First, the wrong done by prenatal screening is that of the hurt or offence that practice conveys to existing disabled people (since abortion is not objectionable as such to members of the DPI). Of course, however, it does not follow from this that it is right to place the obligation not to harm others above the right to have one’s own reproductive autonomy respected. One is obliged to take into account consequences of one’s actions which might harm others but it does not follow that those harms count for more than the suppression of one’s free choice. One might choose to be a meat eater knowing this will offend vegetarians and lead to some harms to animals. It does not follow, however, that the harms to these other parties should “trump” one’s own autonomous choices. Or one may choose to have an abortion in the knowledge that this will offend prolife groups, but it does not follow that the offence caused to these groups outweighs one’s right to make such a choice. Exactly the same response can be made against the expressivist objection.

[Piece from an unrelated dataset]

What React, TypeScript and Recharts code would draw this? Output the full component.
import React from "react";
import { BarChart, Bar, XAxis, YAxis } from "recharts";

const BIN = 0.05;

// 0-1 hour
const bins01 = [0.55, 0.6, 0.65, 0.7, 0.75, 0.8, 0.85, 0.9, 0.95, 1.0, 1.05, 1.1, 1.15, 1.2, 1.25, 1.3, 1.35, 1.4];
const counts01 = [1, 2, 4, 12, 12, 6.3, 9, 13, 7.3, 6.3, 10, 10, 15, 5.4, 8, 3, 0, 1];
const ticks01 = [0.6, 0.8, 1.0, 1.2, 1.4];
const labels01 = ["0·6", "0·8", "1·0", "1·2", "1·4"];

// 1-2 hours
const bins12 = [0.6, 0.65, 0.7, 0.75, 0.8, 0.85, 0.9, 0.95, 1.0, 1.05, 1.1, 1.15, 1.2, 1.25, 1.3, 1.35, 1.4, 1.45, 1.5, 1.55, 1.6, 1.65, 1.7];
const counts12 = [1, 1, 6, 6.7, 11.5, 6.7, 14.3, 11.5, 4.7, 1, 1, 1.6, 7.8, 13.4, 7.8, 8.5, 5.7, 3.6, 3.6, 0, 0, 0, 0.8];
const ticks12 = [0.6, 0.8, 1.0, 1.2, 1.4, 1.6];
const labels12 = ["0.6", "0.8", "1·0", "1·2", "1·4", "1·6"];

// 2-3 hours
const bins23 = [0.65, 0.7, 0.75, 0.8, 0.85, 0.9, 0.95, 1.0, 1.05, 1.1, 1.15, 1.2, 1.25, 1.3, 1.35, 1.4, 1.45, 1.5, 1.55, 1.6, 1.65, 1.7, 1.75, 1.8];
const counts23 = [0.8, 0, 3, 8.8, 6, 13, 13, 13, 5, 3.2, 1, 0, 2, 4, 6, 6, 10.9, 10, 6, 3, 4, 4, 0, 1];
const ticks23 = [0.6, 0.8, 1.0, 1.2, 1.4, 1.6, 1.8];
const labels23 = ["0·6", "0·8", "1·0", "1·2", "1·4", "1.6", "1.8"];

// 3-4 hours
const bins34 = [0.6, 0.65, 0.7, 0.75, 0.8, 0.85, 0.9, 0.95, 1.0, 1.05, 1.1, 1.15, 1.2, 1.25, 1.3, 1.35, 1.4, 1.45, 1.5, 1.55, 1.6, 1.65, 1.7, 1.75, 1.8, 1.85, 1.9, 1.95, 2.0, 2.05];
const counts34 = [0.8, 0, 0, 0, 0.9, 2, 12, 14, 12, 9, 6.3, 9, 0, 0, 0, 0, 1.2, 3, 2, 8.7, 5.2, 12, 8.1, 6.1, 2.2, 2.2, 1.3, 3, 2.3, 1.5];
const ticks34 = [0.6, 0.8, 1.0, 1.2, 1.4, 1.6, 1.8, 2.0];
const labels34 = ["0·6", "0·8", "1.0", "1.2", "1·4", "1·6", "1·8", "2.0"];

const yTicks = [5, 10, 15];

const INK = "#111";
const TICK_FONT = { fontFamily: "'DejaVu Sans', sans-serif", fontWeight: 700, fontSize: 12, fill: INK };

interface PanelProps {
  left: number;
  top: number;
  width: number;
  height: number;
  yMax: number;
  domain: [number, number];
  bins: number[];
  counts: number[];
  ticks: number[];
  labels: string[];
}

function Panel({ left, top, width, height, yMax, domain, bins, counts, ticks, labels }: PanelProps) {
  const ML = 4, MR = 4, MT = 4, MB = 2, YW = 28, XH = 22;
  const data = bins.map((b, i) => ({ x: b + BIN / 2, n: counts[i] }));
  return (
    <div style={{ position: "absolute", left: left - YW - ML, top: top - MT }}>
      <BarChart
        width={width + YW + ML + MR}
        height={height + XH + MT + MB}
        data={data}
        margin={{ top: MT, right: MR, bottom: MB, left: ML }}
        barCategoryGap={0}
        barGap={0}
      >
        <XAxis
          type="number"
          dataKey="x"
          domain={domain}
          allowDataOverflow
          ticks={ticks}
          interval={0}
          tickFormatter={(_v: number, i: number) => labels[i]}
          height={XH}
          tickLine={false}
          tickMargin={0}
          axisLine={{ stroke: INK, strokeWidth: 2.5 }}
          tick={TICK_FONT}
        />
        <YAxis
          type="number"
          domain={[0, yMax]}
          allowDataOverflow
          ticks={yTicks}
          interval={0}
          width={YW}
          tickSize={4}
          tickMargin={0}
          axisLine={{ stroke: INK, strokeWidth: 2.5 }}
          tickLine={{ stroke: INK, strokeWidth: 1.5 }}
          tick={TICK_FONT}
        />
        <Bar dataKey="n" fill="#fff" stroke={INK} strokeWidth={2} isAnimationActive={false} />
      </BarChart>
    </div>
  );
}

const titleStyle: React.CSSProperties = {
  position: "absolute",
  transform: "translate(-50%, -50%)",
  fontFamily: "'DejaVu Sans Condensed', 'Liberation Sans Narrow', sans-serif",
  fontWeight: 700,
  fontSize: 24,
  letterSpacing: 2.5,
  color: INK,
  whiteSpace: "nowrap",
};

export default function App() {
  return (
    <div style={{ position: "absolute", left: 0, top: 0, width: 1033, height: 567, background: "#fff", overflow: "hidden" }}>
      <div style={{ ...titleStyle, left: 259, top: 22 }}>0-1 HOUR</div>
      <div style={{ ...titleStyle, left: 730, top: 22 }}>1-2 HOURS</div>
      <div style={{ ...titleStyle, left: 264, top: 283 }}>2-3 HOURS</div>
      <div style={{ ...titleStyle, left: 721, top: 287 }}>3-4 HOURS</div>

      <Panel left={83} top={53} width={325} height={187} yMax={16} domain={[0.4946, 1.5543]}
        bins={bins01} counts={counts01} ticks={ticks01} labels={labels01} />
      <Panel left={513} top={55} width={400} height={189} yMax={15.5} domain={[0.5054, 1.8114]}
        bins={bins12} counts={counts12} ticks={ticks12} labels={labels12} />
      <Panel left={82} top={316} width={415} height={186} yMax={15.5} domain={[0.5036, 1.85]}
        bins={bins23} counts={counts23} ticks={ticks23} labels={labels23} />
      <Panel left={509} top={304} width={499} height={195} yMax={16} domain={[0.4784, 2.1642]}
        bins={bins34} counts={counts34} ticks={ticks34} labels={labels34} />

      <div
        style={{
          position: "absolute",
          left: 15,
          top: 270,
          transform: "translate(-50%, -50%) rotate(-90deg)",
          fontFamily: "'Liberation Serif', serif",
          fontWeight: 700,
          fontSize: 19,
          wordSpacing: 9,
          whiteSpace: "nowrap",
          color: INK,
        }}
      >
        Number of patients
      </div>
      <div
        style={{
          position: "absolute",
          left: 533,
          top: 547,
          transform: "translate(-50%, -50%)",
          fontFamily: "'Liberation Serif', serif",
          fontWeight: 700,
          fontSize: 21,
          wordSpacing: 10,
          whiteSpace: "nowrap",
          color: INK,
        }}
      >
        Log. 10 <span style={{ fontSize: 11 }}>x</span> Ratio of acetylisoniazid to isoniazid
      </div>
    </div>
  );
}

Moreover, one may judge, reasonably, that a decision to terminate a fetus on grounds of disability is justified due to the disruption and harms which one may judge, will beset one’s own current family.
So, from the moral perspective, accepting for the sake of argument the identity claim, the expressivist objection to prenatal screening is vulnerable to objection. It appears to require moral agents to place the obligations not to harm others above their wishes to enact their autonomous choices, and their choices to avoid avoidable harms. In this case, however, there is no reason why they should so place the interests of others above their own interests in having their reproductive autonomy respected.

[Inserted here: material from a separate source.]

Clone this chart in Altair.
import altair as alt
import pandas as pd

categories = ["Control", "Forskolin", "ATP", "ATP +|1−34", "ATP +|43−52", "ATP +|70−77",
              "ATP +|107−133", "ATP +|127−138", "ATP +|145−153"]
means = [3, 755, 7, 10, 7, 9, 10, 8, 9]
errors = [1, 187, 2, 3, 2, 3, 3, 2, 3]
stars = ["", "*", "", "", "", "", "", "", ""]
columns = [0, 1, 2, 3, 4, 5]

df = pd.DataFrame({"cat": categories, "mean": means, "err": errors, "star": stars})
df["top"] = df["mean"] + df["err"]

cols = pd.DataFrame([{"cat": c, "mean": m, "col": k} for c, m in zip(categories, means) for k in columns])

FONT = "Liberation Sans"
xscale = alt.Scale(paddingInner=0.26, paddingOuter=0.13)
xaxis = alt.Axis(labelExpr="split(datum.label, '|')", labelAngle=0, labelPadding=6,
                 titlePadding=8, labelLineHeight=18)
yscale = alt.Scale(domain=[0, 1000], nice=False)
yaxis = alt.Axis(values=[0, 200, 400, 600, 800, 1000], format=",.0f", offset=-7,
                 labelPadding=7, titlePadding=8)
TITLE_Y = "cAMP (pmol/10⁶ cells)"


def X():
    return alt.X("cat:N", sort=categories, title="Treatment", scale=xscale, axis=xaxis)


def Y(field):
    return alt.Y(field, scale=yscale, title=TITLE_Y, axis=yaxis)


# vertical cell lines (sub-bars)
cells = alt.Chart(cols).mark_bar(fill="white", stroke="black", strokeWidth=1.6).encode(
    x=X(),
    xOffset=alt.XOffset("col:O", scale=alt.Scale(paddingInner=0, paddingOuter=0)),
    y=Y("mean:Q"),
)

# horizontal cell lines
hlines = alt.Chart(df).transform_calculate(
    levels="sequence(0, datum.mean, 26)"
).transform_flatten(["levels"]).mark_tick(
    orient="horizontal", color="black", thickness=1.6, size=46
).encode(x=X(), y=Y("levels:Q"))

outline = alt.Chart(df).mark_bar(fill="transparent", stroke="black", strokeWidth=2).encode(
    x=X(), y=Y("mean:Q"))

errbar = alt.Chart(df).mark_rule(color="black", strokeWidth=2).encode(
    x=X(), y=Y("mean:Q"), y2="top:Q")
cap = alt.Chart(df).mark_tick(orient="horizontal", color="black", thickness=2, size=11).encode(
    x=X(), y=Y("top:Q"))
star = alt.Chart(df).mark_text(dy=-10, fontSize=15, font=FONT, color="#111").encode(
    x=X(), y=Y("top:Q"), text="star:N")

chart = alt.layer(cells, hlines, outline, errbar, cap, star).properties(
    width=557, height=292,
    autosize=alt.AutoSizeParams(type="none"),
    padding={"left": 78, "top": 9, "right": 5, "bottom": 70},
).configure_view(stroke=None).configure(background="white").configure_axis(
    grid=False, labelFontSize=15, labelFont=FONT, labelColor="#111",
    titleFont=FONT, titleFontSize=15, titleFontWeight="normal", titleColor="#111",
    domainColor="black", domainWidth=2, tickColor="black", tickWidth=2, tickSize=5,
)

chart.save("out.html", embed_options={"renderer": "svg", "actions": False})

Second, one can consistently hold two views: (a) prenatal screening is justified; and (b) disabled people should be supported, and certainly should not be abandoned on grounds of disability. Thus, the “loss of support” need not follow from the continued practice of prenatal screening.
Third, acceptance of the expressivist objection seems to lead to a reductio ad absurdum to be described now. On the face of it, it looks as though the objection implies that any means of reducing the incidence of C is objectionable. For of course any such reduction brings with it a reduction of P-type people.
This objection will apply in the case of disabilities which have a genetic origin (Down’s syndrome, cystic fibrosis etc). Also, however, perhaps counterintuitively, it will apply in cases where disability is caused in some other way—for example, by illness or physical trauma (as—for example, in the case of Christopher Reeve).
For in either of these types of cases, in removing the disability one thereby reduces the numbers of P-type persons, and “sends a message” to people who have the relevant disabling condition. This is so even if the person herself decides to have her disability removed—for example, by surgical intervention to remedy deafness, blindness or paraplegia and so on.
So the expressivist objection seems to have the implication that it is wrong both first, to seek to prevent any form of disability, and second, to cure or “put right” any existing disability.
If it is true that the objection has these implications, then some might justifiably regard the expressivist objection as vulnerable to criticism on the grounds that its acceptance leads to absurd consequences. Specifically, that its acceptance leads to the consequence that it is wrong to rectify or even to seek to prevent the incidence of disabling conditions. Thus, even if an “identity claim” is accepted to the effect that disabling traits can be identity constituting, and thus are not analogous to flu and other illnesses, the wrongness of prenatal screening need not follow; or so it has been argued here.